▶ [SHORT PROBLEM]
Reproduce every entry below precisely. Pictures are excluded from the copy.

(Code that draws figures)
-=-=-=-=-
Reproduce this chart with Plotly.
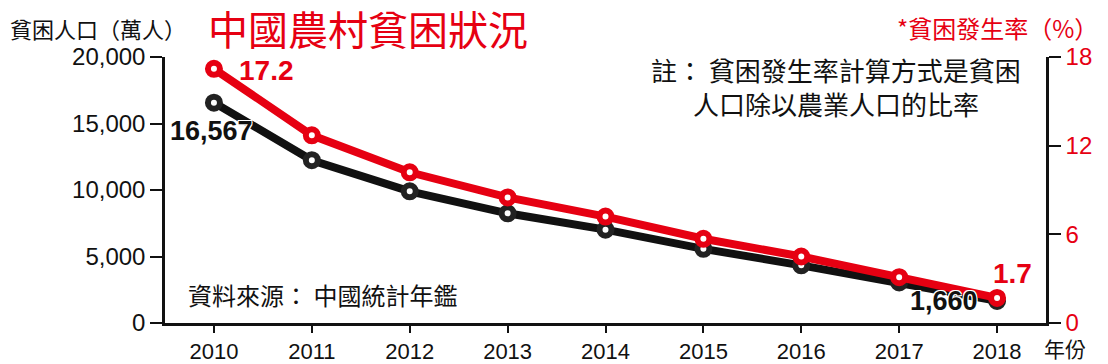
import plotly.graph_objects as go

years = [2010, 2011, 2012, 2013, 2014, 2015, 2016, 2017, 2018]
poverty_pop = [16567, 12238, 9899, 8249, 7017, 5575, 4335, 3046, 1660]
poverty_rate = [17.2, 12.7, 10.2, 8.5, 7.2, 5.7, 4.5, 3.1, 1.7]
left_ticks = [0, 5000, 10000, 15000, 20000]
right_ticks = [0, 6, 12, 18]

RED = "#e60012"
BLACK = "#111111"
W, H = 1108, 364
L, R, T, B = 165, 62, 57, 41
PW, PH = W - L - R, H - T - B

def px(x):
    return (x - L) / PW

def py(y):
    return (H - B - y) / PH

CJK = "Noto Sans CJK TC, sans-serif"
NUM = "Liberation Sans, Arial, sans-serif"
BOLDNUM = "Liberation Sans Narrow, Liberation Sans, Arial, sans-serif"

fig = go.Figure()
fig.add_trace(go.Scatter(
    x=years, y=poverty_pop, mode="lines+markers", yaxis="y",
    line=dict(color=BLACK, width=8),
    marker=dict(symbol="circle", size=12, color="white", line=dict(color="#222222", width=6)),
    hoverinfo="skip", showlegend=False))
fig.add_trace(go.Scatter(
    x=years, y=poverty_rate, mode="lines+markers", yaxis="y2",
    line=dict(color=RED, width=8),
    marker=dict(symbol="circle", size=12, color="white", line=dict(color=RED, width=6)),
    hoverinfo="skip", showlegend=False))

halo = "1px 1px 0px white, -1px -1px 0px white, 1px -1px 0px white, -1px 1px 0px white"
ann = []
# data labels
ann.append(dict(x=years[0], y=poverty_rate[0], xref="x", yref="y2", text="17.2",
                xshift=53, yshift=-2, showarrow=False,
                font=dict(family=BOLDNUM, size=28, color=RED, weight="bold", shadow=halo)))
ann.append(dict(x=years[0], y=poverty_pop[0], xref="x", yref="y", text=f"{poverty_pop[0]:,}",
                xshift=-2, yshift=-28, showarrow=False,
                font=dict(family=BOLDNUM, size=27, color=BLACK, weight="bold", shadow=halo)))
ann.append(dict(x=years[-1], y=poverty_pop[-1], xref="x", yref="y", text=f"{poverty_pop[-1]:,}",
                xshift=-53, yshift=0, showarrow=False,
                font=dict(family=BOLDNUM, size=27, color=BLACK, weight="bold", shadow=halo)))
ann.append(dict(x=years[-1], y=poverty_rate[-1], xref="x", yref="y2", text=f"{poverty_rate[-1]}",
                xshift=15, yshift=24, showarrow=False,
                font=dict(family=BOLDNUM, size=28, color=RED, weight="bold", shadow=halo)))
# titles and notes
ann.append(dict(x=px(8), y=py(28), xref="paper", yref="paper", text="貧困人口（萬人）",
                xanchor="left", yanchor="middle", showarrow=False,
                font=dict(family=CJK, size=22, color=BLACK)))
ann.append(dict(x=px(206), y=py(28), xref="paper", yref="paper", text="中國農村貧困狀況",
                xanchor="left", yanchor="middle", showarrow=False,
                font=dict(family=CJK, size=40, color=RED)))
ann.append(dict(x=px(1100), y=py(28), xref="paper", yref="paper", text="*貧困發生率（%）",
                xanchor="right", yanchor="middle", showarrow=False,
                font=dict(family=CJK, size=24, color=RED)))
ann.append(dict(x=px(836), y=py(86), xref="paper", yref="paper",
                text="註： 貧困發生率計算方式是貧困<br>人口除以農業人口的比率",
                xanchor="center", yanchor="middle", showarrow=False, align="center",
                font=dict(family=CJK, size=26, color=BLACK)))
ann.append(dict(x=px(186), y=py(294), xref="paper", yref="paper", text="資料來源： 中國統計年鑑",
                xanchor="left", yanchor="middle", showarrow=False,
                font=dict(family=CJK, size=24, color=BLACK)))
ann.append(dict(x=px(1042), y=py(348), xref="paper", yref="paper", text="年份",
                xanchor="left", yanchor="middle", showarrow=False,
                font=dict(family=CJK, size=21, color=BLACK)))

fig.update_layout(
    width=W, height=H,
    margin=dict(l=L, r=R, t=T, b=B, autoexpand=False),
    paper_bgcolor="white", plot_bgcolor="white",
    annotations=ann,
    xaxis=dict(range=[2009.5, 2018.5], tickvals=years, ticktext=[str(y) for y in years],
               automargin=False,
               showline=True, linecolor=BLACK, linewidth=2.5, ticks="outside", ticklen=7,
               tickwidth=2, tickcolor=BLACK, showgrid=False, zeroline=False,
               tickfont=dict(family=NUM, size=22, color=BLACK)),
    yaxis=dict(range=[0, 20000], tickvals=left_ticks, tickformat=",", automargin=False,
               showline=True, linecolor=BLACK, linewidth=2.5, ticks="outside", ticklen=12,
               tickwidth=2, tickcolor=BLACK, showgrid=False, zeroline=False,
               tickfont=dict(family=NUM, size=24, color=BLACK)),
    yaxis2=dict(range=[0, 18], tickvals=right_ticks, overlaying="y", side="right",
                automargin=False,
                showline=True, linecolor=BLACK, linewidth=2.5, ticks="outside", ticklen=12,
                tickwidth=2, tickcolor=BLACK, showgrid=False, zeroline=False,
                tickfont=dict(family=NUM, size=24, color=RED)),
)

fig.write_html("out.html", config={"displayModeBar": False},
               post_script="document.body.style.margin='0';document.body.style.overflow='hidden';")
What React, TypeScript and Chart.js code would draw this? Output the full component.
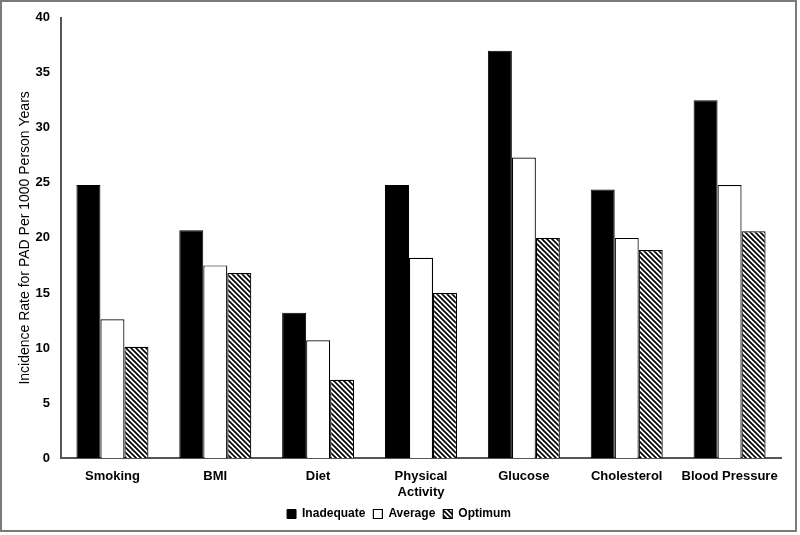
-=-=-=-=-
▶ [TASK OUTPUT]
Reproduce this chart with Plotly.
import plotly.graph_objects as go

years = [2010, 2011, 2012, 2013, 2014, 2015, 2016, 2017, 2018]
poverty_pop = [16567, 12238, 9899, 8249, 7017, 5575, 4335, 3046, 1660]
poverty_rate = [17.2, 12.7, 10.2, 8.5, 7.2, 5.7, 4.5, 3.1, 1.7]
left_ticks = [0, 5000, 10000, 15000, 20000]
right_ticks = [0, 6, 12, 18]

RED = "#e60012"
BLACK = "#111111"
W, H = 1108, 364
L, R, T, B = 165, 62, 57, 41
PW, PH = W - L - R, H - T - B

def px(x):
    return (x - L) / PW

def py(y):
    return (H - B - y) / PH

CJK = "Noto Sans CJK TC, sans-serif"
NUM = "Liberation Sans, Arial, sans-serif"
BOLDNUM = "Liberation Sans Narrow, Liberation Sans, Arial, sans-serif"

fig = go.Figure()
fig.add_trace(go.Scatter(
    x=years, y=poverty_pop, mode="lines+markers", yaxis="y",
    line=dict(color=BLACK, width=8),
    marker=dict(symbol="circle", size=12, color="white", line=dict(color="#222222", width=6)),
    hoverinfo="skip", showlegend=False))
fig.add_trace(go.Scatter(
    x=years, y=poverty_rate, mode="lines+markers", yaxis="y2",
    line=dict(color=RED, width=8),
    marker=dict(symbol="circle", size=12, color="white", line=dict(color=RED, width=6)),
    hoverinfo="skip", showlegend=False))

halo = "1px 1px 0px white, -1px -1px 0px white, 1px -1px 0px white, -1px 1px 0px white"
ann = []
# data labels
ann.append(dict(x=years[0], y=poverty_rate[0], xref="x", yref="y2", text="17.2",
                xshift=53, yshift=-2, showarrow=False,
                font=dict(family=BOLDNUM, size=28, color=RED, weight="bold", shadow=halo)))
ann.append(dict(x=years[0], y=poverty_pop[0], xref="x", yref="y", text=f"{poverty_pop[0]:,}",
                xshift=-2, yshift=-28, showarrow=False,
                font=dict(family=BOLDNUM, size=27, color=BLACK, weight="bold", shadow=halo)))
ann.append(dict(x=years[-1], y=poverty_pop[-1], xref="x", yref="y", text=f"{poverty_pop[-1]:,}",
                xshift=-53, yshift=0, showarrow=False,
                font=dict(family=BOLDNUM, size=27, color=BLACK, weight="bold", shadow=halo)))
ann.append(dict(x=years[-1], y=poverty_rate[-1], xref="x", yref="y2", text=f"{poverty_rate[-1]}",
                xshift=15, yshift=24, showarrow=False,
                font=dict(family=BOLDNUM, size=28, color=RED, weight="bold", shadow=halo)))
# titles and notes
ann.append(dict(x=px(8), y=py(28), xref="paper", yref="paper", text="貧困人口（萬人）",
                xanchor="left", yanchor="middle", showarrow=False,
                font=dict(family=CJK, size=22, color=BLACK)))
ann.append(dict(x=px(206), y=py(28), xref="paper", yref="paper", text="中國農村貧困狀況",
                xanchor="left", yanchor="middle", showarrow=False,
                font=dict(family=CJK, size=40, color=RED)))
ann.append(dict(x=px(1100), y=py(28), xref="paper", yref="paper", text="*貧困發生率（%）",
                xanchor="right", yanchor="middle", showarrow=False,
                font=dict(family=CJK, size=24, color=RED)))
ann.append(dict(x=px(836), y=py(86), xref="paper", yref="paper",
                text="註： 貧困發生率計算方式是貧困<br>人口除以農業人口的比率",
                xanchor="center", yanchor="middle", showarrow=False, align="center",
                font=dict(family=CJK, size=26, color=BLACK)))
ann.append(dict(x=px(186), y=py(294), xref="paper", yref="paper", text="資料來源： 中國統計年鑑",
                xanchor="left", yanchor="middle", showarrow=False,
                font=dict(family=CJK, size=24, color=BLACK)))
ann.append(dict(x=px(1042), y=py(348), xref="paper", yref="paper", text="年份",
                xanchor="left", yanchor="middle", showarrow=False,
                font=dict(family=CJK, size=21, color=BLACK)))

fig.update_layout(
    width=W, height=H,
    margin=dict(l=L, r=R, t=T, b=B, autoexpand=False),
    paper_bgcolor="white", plot_bgcolor="white",
    annotations=ann,
    xaxis=dict(range=[2009.5, 2018.5], tickvals=years, ticktext=[str(y) for y in years],
               automargin=False,
               showline=True, linecolor=BLACK, linewidth=2.5, ticks="outside", ticklen=7,
               tickwidth=2, tickcolor=BLACK, showgrid=False, zeroline=False,
               tickfont=dict(family=NUM, size=22, color=BLACK)),
    yaxis=dict(range=[0, 20000], tickvals=left_ticks, tickformat=",", automargin=False,
               showline=True, linecolor=BLACK, linewidth=2.5, ticks="outside", ticklen=12,
               tickwidth=2, tickcolor=BLACK, showgrid=False, zeroline=False,
               tickfont=dict(family=NUM, size=24, color=BLACK)),
    yaxis2=dict(range=[0, 18], tickvals=right_ticks, overlaying="y", side="right",
                automargin=False,
                showline=True, linecolor=BLACK, linewidth=2.5, ticks="outside", ticklen=12,
                tickwidth=2, tickcolor=BLACK, showgrid=False, zeroline=False,
                tickfont=dict(family=NUM, size=24, color=RED)),
)

fig.write_html("out.html", config={"displayModeBar": False},
               post_script="document.body.style.margin='0';document.body.style.overflow='hidden';")
What React, TypeScript and Chart.js code would draw this? Output the full component.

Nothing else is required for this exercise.